→ **TASK TO CARRY OUT**
Could the lines from the start of the data through the line with "plt.rcParams['font.family'] = ['Liberation" be set down exactly, with no pictures among them?

→ **GIVEN DATA**
|---|

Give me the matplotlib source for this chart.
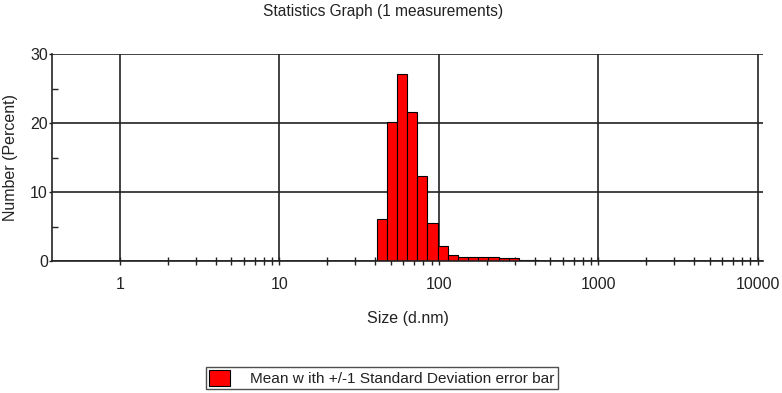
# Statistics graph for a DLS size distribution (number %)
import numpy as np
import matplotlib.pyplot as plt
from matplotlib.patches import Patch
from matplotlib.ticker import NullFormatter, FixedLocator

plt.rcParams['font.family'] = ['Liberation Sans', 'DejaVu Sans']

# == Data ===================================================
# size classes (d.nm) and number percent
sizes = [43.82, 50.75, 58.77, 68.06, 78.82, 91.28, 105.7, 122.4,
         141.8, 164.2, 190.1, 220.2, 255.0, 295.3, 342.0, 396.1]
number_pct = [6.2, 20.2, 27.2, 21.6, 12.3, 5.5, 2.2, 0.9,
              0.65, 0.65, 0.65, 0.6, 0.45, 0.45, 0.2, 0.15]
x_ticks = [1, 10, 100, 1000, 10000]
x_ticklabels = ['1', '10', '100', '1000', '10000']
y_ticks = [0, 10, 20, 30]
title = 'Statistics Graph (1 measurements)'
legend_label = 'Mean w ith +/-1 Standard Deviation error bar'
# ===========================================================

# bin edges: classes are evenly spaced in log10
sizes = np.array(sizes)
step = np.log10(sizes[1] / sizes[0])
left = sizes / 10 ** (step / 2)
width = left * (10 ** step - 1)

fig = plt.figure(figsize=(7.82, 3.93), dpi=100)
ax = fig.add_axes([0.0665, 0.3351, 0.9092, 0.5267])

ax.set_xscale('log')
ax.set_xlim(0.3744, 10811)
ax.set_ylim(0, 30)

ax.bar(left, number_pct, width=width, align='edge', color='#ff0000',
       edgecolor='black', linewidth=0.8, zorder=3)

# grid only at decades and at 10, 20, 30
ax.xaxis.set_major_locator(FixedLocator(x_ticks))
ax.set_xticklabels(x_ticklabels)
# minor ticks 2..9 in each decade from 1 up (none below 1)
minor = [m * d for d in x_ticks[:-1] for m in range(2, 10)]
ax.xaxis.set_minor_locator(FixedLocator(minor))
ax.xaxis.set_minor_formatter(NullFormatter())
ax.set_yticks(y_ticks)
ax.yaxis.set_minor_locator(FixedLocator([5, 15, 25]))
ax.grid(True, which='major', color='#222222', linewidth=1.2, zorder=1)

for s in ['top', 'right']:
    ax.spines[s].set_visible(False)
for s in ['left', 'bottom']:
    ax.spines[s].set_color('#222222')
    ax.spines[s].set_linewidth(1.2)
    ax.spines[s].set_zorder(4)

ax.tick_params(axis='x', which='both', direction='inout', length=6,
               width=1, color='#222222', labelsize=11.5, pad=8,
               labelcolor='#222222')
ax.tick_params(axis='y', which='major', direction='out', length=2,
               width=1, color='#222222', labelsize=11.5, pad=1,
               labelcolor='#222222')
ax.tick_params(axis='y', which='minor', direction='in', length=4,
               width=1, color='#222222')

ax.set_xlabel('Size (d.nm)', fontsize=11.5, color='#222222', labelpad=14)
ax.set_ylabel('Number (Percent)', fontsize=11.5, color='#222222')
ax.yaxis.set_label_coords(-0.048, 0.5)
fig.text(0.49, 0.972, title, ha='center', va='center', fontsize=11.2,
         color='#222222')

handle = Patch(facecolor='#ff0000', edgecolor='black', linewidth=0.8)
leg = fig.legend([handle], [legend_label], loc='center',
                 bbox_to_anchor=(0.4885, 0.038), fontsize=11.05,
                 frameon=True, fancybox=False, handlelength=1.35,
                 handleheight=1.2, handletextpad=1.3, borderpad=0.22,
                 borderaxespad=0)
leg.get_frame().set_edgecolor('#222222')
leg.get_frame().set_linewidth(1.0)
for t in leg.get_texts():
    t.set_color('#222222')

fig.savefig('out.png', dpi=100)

|---|

→ **RESULT OF THIS TASK**
Give me the matplotlib source for this chart.
# Statistics graph for a DLS size distribution (number %)
import numpy as np
import matplotlib.pyplot as plt
from matplotlib.patches import Patch
from matplotlib.ticker import NullFormatter, FixedLocator

plt.rcParams['font.family'] = ['Liberation Sans', 'DejaVu Sans']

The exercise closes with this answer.